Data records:
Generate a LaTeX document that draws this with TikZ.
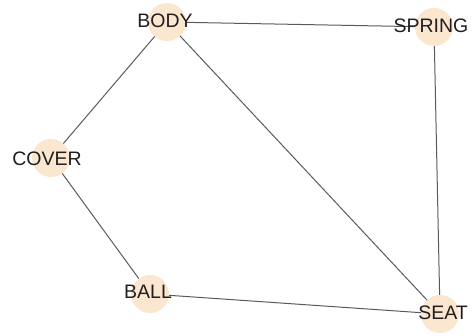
\documentclass[tikz,border=0pt]{standalone}
\usepackage{fontspec}
\setmainfont{Liberation Sans}
\usetikzlibrary{backgrounds}
\definecolor{peach}{HTML}{FBE6CF}
\definecolor{edgegray}{HTML}{5A5A5A}
\tikzset{
  vtx/.style={circle, fill=peach, draw=none, minimum size=38pt, inner sep=0pt},
  lbl/.style={font=\fontsize{19.5}{21}\selectfont, text=black!88, inner sep=0pt},
  edge/.style={draw=edgegray, line width=1pt}
}
\begin{document}
\begin{tikzpicture}[x=1pt,y=1pt]
\useasboundingbox (0,0) rectangle (473,336);
\node[vtx] (body) at (167,314) {};
\node[vtx] (spring) at (434,309) {};
\node[vtx] (cover) at (51,178) {};
\node[vtx] (ball) at (150,42) {};
\node[vtx] (seat) at (440,22) {};
\node[lbl] (tbody) at (165,315) {BODY};
\node[lbl] (tspring) at (431,310) {SPRING};
\node[lbl] (tcover) at (47,177) {COVER};
\node[lbl] (tball) at (148,44) {BALL};
\node[lbl] (tseat) at (443,23) {SEAT};
\begin{pgfonlayer}{background}
\draw[edge] (body.center) -- (spring.center);
\draw[edge] (body.center) -- (cover.center);
\draw[edge] (body.center) -- (seat.center);
\draw[edge] (spring.center) -- (seat.center);
\draw[edge] (cover.center) -- (ball.center);
\draw[edge] (ball.center) -- (seat.center);
\end{pgfonlayer}
\end{tikzpicture}
\end{document}
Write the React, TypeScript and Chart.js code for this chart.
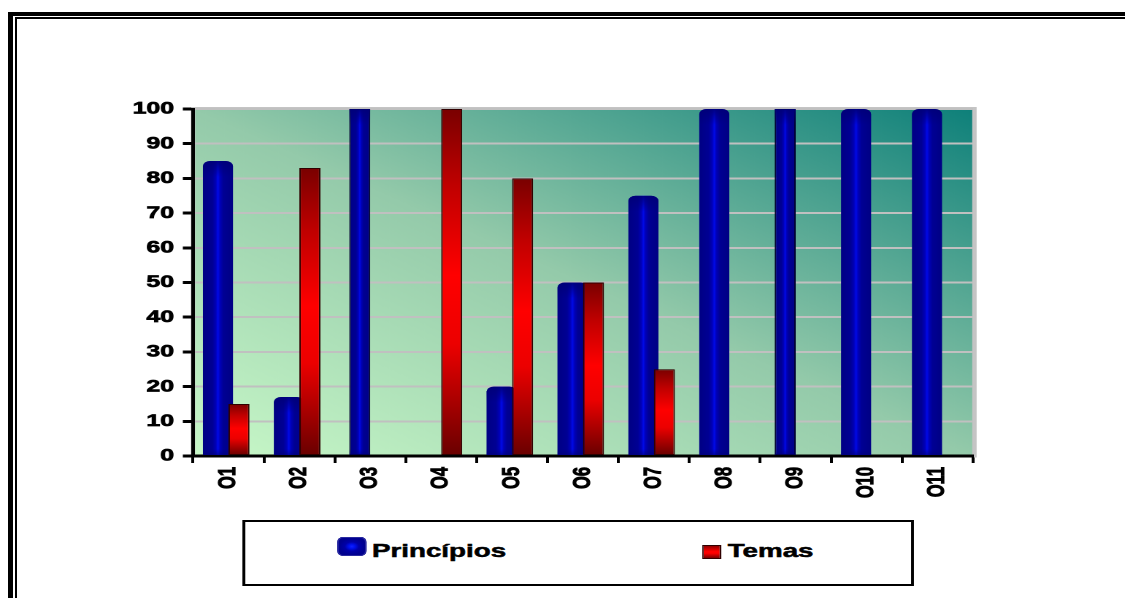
import React, { useEffect, useRef } from 'react';
import { Chart, registerables } from 'chart.js';

Chart.register(...registerables);

// ---------- data ----------
const CATEGORIES = ['O1', 'O2', 'O3', 'O4', 'O5', 'O6', 'O7', 'O8', 'O9', 'O10', 'O11'];
const PRINCIPIOS = [85, 17, 100, 0, 20, 50, 75, 100, 100, 100, 100];
const TEMAS = [15, 83, 0, 100, 80, 50, 25, 0, 0, 0, 0];
const SERIES_LABELS = ['Princípios', 'Temas'];
// categories whose "Princípios" bar is drawn as a plain (square) column
const FLAT_PRINCIPIOS = ['O3', 'O9'];
const Y_MIN = 0;
const Y_MAX = 100;
const Y_STEP = 10;

// ---------- layout (the original picture is horizontally stretched) ----------
const SX = 1.46;
const LOGICAL_W = 771;
const H = 598;
const FONT = "'Liberation Sans', Arial, Helvetica, sans-serif";

const roundData = PRINCIPIOS.map((v, i) => (FLAT_PRINCIPIOS.includes(CATEGORIES[i]) ? null : v));
const flatData = PRINCIPIOS.map((v, i) => (FLAT_PRINCIPIOS.includes(CATEGORIES[i]) ? v : null));
const KINDS = ['round', 'flat', 'red'];

const backgroundPlugin = {
  id: 'plotBackground',
  beforeDraw(chart: any) {
    const { ctx, chartArea } = chart;
    const { left, top, right, bottom } = chartArea;
    const w = right - left;
    const h = bottom - top;
    ctx.save();
    ctx.translate(left, top);
    ctx.scale(w, h);
    const g = ctx.createLinearGradient(0, 1, 1, 0);
    g.addColorStop(0, '#c8f8c8');
    g.addColorStop(0.5, '#94caaa');
    g.addColorStop(1, '#0e807a');
    ctx.fillStyle = g;
    ctx.fillRect(0, 0, 1, 1);
    ctx.restore();
    // light grey frame of the plot area
    ctx.save();
    ctx.strokeStyle = '#c4c4c4';
    ctx.lineWidth = 3;
    ctx.strokeRect(left, top - 0.5, w + 1, h + 0.5);
    ctx.restore();
  },
};

const barsPlugin = {
  id: 'shadedBars',
  beforeDatasetsDraw(chart: any) {
    const ctx = chart.ctx;
    const area = chart.chartArea;
    const metas = chart.getSortedVisibleDatasetMetas();
    metas.forEach((meta: any) => {
      const kind = KINDS[meta.index];
      meta.data.forEach((el: any) => {
        const { x, y, base, width } = el.getProps(['x', 'y', 'base', 'width'], true);
        if (!isFinite(y) || !isFinite(base) || Math.abs(base - y) < 0.5) return;
        const left = x - width / 2;
        let grad: CanvasGradient;
        if (kind === 'red') {
          grad = ctx.createLinearGradient(0, y, 0, base);
          grad.addColorStop(0, '#7a0000');
          grad.addColorStop(0.22, '#c00000');
          grad.addColorStop(0.48, '#ff0000');
          grad.addColorStop(0.68, '#ec0000');
          grad.addColorStop(1, '#6a0000');
        } else {
          grad = ctx.createLinearGradient(left, 0, left + width, 0);
          grad.addColorStop(0, '#000084');
          grad.addColorStop(0.32, '#000094');
          grad.addColorStop(0.43, '#0000b8');
          grad.addColorStop(0.5, '#000ae8');
          grad.addColorStop(0.57, '#0000b8');
          grad.addColorStop(0.68, '#000094');
          grad.addColorStop(1, '#000084');
        }
        const orig = el.options;
        el.options = Object.assign({}, orig, { backgroundColor: grad });
        el.draw(ctx, area);
        el.options = orig;
        if (kind !== 'red') {
          const h = base - y;
          const r = kind === 'round' ? Math.min(5, width / 2, h) : 0;
          ctx.save();
          ctx.beginPath();
          (ctx as any).roundRect(left, y, width, h, [r, r, 0, 0]);
          ctx.clip();
          const g2 = ctx.createLinearGradient(0, y, 0, base);
          const tf = Math.min(0.4, 16 / h);
          const bf = Math.min(0.2, 6 / h);
          g2.addColorStop(0, 'rgba(0,0,120,0.9)');
          g2.addColorStop(tf, 'rgba(0,0,120,0)');
          g2.addColorStop(1 - bf, 'rgba(0,0,120,0)');
          g2.addColorStop(1, 'rgba(0,0,120,0.6)');
          ctx.fillStyle = g2;
          ctx.fillRect(left, y, width, h);
          ctx.restore();
        }
      });
    });
    return false;
  },
};

export default function App() {
  const canvasRef = useRef<HTMLCanvasElement>(null);

  useEffect(() => {
    const chart = new Chart(canvasRef.current as HTMLCanvasElement, {
      type: 'bar',
      data: {
        labels: CATEGORIES,
        datasets: [
          {
            label: SERIES_LABELS[0],
            data: roundData,
            stack: 'p',
            backgroundColor: '#000090',
            barPercentage: 1.43,
            categoryPercentage: 0.593,
            borderRadius: { topLeft: 5, topRight: 5, bottomLeft: 0, bottomRight: 0 },
            borderWidth: 0,
          },
          {
            label: SERIES_LABELS[0],
            data: flatData,
            stack: 'p',
            backgroundColor: '#000090',
            barPercentage: 1.0,
            categoryPercentage: 0.593,
            borderWidth: 1,
            borderColor: '#000030',
            borderSkipped: false,
          },
          {
            label: SERIES_LABELS[1],
            data: TEMAS,
            stack: 't',
            backgroundColor: '#ff0000',
            barPercentage: 1.0,
            categoryPercentage: 0.593,
            borderWidth: 1,
            borderColor: '#300000',
            borderSkipped: false,
          },
        ] as any,
      },
      options: {
        animation: false,
        responsive: true,
        maintainAspectRatio: false,
        devicePixelRatio: 2,
        layout: { padding: { left: 0, top: 109, right: LOGICAL_W - 666.4, bottom: H - 456 - 60 } },
        plugins: {
          legend: { display: false },
          tooltip: { enabled: false },
        },
        scales: {
          x: {
            type: 'category',
            offset: true,
            grid: {
              display: true,
              drawOnChartArea: false,
              drawTicks: true,
              tickLength: 7,
              tickWidth: 2,
              tickColor: '#000',
              offset: true,
            },
            border: { display: true, color: '#000', width: 3 },
            ticks: {
              color: '#000',
              font: { family: FONT, size: 16.5, weight: 'bold' },
              textStrokeColor: '#000',
              textStrokeWidth: 0.7,
              minRotation: 90,
              maxRotation: 90,
              padding: 4,
              autoSkip: false,
            },
            afterFit: (s: any) => {
              s.height = 60;
            },
          },
          y: {
            min: Y_MIN,
            max: Y_MAX,
            stacked: false,
            grid: {
              color: '#c0c0c0',
              lineWidth: 2,
              tickColor: '#000',
              tickWidth: 3,
              tickLength: 7,
              drawOnChartArea: true,
            },
            border: { display: true, color: '#000', width: 2.5 },
            ticks: {
              stepSize: Y_STEP,
              color: '#000',
              font: { family: FONT, size: 17, weight: 'bold' },
              textStrokeColor: '#000',
              textStrokeWidth: 0.7,
              padding: 6,
            },
            afterFit: (s: any) => {
              s.width = 132.2;
            },
          },
        },
      } as any,
      plugins: [backgroundPlugin, barsPlugin],
    });
    return () => chart.destroy();
  }, []);

  const legendText: React.CSSProperties = {
    position: 'absolute',
    top: 19.4,
    fontFamily: FONT,
    fontWeight: 'bold',
    fontSize: 19,
    lineHeight: '19px',
    color: '#000',
    whiteSpace: 'nowrap',
    WebkitTextStroke: '0.5px #000',
  };

  return (
    <div style={{ position: 'fixed', inset: 0, overflow: 'hidden', background: '#fff' }}>
      <div
        style={{
          position: 'absolute',
          left: 8,
          top: 12,
          width: 1400,
          height: 900,
          borderStyle: 'solid',
          borderColor: '#000',
          borderWidth: '4px 5px 5px 5px',
          boxSizing: 'border-box',
        }}
      />
      <div
        style={{
          position: 'absolute',
          left: 15,
          top: 17,
          width: 1400,
          height: 900,
          border: '2px solid #000',
          boxSizing: 'border-box',
        }}
      />
      <div
        style={{
          position: 'absolute',
          left: 0,
          top: 0,
          width: LOGICAL_W,
          height: H,
          transform: `scaleX(${SX})`,
          transformOrigin: '0 0',
        }}
      >
        <div style={{ position: 'absolute', left: 0, top: 0, width: LOGICAL_W, height: H }}>
          <canvas ref={canvasRef} />
        </div>
        <div
          style={{
            position: 'absolute',
            left: 166.4,
            top: 520,
            width: 459.6,
            height: 66,
            border: '2px solid #000',
            boxSizing: 'border-box',
            background: '#fff',
          }}
        >
          <div
            style={{
              position: 'absolute',
              left: 63.1,
              top: 15,
              width: 19.2,
              height: 19,
              borderRadius: '4px / 5px',
              background:
                'radial-gradient(ellipse at center, #1020ff 0%, #0010f0 14%, #0000a8 34%, #000090 60%, #000088 100%)',
              boxShadow: 'inset 0 0 0 1px #2a2aa0',
            }}
          />
          <span style={{ ...legendText, left: 86.4 }}>{SERIES_LABELS[0]}</span>
          <div
            style={{
              position: 'absolute',
              left: 312.2,
              top: 23,
              width: 13,
              height: 14,
              boxSizing: 'border-box',
              border: '1px solid #300000',
              background: 'linear-gradient(to bottom, #900000 0%, #ff0000 45%, #ff0000 60%, #780000 100%)',
            }}
          />
          <span style={{ ...legendText, left: 330 }}>{SERIES_LABELS[1]}</span>
        </div>
      </div>
    </div>
  );
}
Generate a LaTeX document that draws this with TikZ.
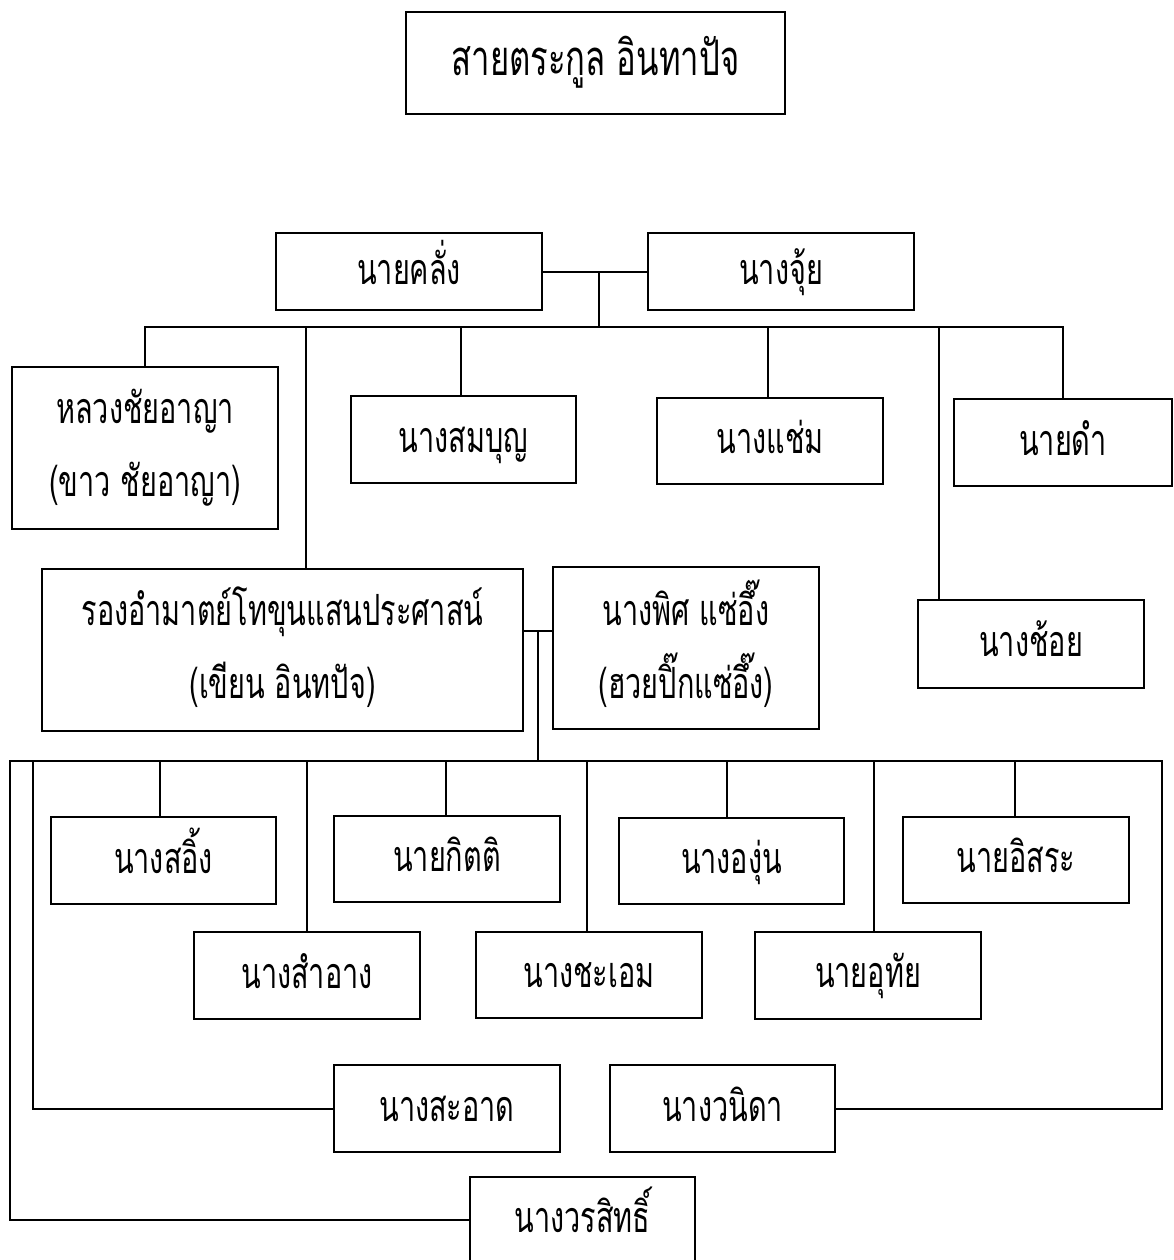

[GIVEN REQUEST]:
Quote the lines above exactly, starting with the one that has "Write the React, TypeScript" and ending with the one that has "const Y_STEP = 10;"; drop the pictures and include nothing else.

[EXERCISE RESULT]:
Write the React, TypeScript and Chart.js code for this chart.
import React, { useEffect, useRef } from 'react';
import { Chart, registerables } from 'chart.js';

Chart.register(...registerables);

// ---------- data ----------
const CATEGORIES = ['O1', 'O2', 'O3', 'O4', 'O5', 'O6', 'O7', 'O8', 'O9', 'O10', 'O11'];
const PRINCIPIOS = [85, 17, 100, 0, 20, 50, 75, 100, 100, 100, 100];
const TEMAS = [15, 83, 0, 100, 80, 50, 25, 0, 0, 0, 0];
const SERIES_LABELS = ['Princípios', 'Temas'];
// categories whose "Princípios" bar is drawn as a plain (square) column
const FLAT_PRINCIPIOS = ['O3', 'O9'];
const Y_MIN = 0;
const Y_MAX = 100;
const Y_STEP = 10;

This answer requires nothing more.